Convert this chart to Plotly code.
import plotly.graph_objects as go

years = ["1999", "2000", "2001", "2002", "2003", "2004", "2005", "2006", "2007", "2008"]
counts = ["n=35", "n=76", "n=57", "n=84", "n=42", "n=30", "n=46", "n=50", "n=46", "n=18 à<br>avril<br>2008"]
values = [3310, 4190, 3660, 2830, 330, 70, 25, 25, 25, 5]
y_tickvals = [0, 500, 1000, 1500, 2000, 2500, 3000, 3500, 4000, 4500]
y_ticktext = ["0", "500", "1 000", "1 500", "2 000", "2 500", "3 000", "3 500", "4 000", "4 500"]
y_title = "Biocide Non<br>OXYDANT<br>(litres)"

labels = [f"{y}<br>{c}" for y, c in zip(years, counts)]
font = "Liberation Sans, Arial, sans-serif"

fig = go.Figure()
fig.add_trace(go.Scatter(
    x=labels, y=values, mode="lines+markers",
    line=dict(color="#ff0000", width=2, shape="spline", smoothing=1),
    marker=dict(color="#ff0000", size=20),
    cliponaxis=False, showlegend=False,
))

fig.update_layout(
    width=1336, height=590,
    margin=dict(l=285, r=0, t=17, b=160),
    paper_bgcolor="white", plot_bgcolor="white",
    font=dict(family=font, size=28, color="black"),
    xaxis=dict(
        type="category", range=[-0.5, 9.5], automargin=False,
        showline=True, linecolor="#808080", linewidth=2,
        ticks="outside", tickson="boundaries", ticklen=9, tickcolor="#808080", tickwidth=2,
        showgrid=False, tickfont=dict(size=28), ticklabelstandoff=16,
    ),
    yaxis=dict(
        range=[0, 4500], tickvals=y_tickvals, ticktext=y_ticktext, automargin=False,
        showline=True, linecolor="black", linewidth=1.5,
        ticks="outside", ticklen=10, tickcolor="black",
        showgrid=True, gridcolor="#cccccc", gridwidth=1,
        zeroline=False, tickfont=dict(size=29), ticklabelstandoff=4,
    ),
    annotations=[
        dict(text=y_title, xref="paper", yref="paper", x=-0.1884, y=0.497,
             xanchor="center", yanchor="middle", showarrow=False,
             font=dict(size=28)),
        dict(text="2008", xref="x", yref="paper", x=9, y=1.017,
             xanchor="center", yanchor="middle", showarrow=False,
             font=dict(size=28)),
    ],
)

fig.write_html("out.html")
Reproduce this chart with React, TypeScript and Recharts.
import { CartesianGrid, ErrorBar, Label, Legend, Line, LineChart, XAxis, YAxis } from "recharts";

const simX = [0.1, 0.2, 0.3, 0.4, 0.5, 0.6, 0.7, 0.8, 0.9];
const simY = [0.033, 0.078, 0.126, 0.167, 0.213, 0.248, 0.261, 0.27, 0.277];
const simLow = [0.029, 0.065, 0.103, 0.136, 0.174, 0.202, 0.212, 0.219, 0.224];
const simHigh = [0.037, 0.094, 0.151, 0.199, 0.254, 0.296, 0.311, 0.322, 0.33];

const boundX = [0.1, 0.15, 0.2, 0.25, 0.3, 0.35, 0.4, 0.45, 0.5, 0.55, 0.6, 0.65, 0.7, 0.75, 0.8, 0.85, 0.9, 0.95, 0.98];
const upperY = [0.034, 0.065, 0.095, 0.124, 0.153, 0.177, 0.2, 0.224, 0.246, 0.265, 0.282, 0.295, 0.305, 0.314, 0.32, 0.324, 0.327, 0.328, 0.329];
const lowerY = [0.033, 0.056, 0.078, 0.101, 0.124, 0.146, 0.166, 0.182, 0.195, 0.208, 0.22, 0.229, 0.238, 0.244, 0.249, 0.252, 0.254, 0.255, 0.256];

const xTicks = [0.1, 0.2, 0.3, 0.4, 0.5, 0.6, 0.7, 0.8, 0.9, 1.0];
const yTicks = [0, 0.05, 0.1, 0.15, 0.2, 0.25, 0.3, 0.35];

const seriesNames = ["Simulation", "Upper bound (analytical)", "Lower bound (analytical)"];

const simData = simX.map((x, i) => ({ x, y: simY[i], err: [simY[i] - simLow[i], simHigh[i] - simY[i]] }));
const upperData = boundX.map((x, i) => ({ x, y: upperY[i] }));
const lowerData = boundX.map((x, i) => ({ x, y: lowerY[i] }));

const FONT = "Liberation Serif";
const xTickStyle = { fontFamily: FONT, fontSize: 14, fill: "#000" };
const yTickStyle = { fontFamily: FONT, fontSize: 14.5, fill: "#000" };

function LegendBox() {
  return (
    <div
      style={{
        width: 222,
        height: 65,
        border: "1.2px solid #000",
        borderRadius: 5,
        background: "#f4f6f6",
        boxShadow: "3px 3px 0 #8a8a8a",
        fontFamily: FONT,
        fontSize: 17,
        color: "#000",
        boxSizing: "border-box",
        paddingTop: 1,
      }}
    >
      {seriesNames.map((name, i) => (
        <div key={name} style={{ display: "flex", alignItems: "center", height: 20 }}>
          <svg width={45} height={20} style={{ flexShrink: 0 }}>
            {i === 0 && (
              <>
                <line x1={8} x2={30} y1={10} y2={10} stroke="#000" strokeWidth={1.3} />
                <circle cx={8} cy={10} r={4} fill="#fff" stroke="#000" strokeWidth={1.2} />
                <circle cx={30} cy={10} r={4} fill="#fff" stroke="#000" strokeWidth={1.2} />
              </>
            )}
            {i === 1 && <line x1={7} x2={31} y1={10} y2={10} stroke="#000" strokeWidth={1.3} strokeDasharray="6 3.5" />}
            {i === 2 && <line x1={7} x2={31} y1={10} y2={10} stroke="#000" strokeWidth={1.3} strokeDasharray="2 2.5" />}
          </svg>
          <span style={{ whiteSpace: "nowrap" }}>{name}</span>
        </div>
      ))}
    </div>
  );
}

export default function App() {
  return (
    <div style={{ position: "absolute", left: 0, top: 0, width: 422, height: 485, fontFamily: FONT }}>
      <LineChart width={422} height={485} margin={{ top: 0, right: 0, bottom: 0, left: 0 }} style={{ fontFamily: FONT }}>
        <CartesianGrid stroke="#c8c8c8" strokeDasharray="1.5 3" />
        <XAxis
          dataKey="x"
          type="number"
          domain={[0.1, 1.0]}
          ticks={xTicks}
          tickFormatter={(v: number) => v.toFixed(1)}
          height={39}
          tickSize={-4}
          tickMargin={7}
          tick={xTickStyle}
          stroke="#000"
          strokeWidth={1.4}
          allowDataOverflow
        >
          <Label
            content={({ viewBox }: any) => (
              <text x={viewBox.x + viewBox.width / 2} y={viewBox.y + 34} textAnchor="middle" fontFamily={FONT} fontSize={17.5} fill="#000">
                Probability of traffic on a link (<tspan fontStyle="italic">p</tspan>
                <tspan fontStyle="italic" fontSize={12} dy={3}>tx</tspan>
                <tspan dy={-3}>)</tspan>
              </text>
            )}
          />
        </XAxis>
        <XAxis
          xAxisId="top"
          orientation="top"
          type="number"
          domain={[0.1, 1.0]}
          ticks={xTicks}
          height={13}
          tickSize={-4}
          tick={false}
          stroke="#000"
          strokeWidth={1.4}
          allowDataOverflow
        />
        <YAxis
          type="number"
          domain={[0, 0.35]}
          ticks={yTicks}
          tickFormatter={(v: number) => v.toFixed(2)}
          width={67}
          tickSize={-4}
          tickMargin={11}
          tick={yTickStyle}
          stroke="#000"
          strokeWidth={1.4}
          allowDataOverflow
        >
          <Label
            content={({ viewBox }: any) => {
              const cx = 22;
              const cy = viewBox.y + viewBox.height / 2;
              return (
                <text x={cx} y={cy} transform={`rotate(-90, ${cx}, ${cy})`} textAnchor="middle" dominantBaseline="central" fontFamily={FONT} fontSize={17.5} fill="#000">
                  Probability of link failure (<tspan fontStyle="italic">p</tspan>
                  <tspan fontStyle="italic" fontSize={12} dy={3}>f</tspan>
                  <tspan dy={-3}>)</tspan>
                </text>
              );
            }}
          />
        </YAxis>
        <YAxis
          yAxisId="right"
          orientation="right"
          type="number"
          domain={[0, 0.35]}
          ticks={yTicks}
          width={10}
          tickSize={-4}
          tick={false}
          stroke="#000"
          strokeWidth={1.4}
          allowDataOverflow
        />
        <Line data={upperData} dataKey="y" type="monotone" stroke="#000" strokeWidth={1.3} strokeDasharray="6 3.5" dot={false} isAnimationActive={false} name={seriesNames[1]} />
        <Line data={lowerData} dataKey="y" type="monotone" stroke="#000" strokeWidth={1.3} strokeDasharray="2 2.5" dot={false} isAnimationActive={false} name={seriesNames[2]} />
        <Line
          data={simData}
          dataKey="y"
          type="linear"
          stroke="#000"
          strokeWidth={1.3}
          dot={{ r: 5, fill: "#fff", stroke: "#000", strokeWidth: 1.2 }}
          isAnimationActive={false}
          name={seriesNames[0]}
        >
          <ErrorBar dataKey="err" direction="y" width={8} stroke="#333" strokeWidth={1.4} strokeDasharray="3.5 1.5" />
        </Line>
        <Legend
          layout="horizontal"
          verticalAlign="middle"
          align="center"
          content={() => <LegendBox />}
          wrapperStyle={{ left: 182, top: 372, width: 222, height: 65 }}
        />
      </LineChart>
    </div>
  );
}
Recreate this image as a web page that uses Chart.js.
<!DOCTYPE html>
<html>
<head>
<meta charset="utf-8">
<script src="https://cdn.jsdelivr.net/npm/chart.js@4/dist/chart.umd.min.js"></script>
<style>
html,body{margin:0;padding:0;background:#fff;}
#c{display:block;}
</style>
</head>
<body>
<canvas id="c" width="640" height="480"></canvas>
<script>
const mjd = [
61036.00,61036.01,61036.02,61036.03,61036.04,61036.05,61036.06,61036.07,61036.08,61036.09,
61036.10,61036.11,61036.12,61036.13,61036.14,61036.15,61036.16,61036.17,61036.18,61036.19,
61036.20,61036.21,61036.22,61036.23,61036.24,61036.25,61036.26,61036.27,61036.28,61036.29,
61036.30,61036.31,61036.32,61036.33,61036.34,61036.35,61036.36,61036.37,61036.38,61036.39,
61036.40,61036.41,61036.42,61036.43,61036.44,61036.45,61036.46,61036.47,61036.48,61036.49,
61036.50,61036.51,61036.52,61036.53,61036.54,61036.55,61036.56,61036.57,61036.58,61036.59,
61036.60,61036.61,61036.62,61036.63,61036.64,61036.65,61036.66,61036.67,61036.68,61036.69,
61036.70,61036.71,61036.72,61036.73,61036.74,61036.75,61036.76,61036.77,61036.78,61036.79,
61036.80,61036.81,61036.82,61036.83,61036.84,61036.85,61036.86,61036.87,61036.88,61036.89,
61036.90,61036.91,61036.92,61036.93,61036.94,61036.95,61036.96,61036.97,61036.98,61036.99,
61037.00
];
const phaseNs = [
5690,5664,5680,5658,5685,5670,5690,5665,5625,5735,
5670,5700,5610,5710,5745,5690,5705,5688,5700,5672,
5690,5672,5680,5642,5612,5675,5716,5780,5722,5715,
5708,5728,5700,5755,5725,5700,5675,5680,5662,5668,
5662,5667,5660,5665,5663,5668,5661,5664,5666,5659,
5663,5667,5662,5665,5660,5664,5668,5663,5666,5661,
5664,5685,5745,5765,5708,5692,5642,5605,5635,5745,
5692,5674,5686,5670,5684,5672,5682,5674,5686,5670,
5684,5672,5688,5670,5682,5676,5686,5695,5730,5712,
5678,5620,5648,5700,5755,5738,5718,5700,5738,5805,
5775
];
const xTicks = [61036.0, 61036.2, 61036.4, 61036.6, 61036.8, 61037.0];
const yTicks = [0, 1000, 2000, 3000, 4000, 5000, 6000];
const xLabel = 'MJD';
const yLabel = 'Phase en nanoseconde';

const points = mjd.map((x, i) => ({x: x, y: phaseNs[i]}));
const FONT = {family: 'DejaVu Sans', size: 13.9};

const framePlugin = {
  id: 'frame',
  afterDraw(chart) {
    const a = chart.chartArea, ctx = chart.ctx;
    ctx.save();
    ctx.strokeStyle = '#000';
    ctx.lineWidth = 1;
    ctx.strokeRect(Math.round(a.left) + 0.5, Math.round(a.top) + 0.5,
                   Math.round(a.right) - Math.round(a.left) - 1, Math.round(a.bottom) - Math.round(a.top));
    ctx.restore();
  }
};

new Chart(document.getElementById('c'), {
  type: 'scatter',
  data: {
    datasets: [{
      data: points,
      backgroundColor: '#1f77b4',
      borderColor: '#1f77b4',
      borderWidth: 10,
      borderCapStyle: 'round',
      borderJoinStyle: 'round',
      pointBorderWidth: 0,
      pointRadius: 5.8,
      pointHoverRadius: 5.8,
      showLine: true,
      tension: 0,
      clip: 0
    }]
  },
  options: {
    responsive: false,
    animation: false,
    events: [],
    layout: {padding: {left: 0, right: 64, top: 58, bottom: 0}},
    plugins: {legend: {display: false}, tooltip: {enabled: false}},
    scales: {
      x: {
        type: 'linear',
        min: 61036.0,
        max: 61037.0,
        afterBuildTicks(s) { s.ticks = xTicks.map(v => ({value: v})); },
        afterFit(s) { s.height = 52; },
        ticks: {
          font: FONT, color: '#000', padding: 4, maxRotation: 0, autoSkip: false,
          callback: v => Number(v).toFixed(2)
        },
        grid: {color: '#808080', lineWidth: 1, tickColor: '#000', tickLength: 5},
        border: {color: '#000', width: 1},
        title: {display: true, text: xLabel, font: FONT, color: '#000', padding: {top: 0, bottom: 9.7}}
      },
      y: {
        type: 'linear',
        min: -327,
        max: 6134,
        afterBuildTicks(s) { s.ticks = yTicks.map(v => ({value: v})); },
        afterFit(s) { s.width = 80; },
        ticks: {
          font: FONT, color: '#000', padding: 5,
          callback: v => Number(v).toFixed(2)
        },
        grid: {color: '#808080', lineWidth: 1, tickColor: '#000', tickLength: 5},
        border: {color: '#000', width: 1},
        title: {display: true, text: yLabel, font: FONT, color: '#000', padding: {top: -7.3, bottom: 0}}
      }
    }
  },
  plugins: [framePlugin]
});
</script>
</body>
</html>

******

Looking back at the lines above, state how many contain the word "this", and supply nothing besides the number.

__Task answer__
3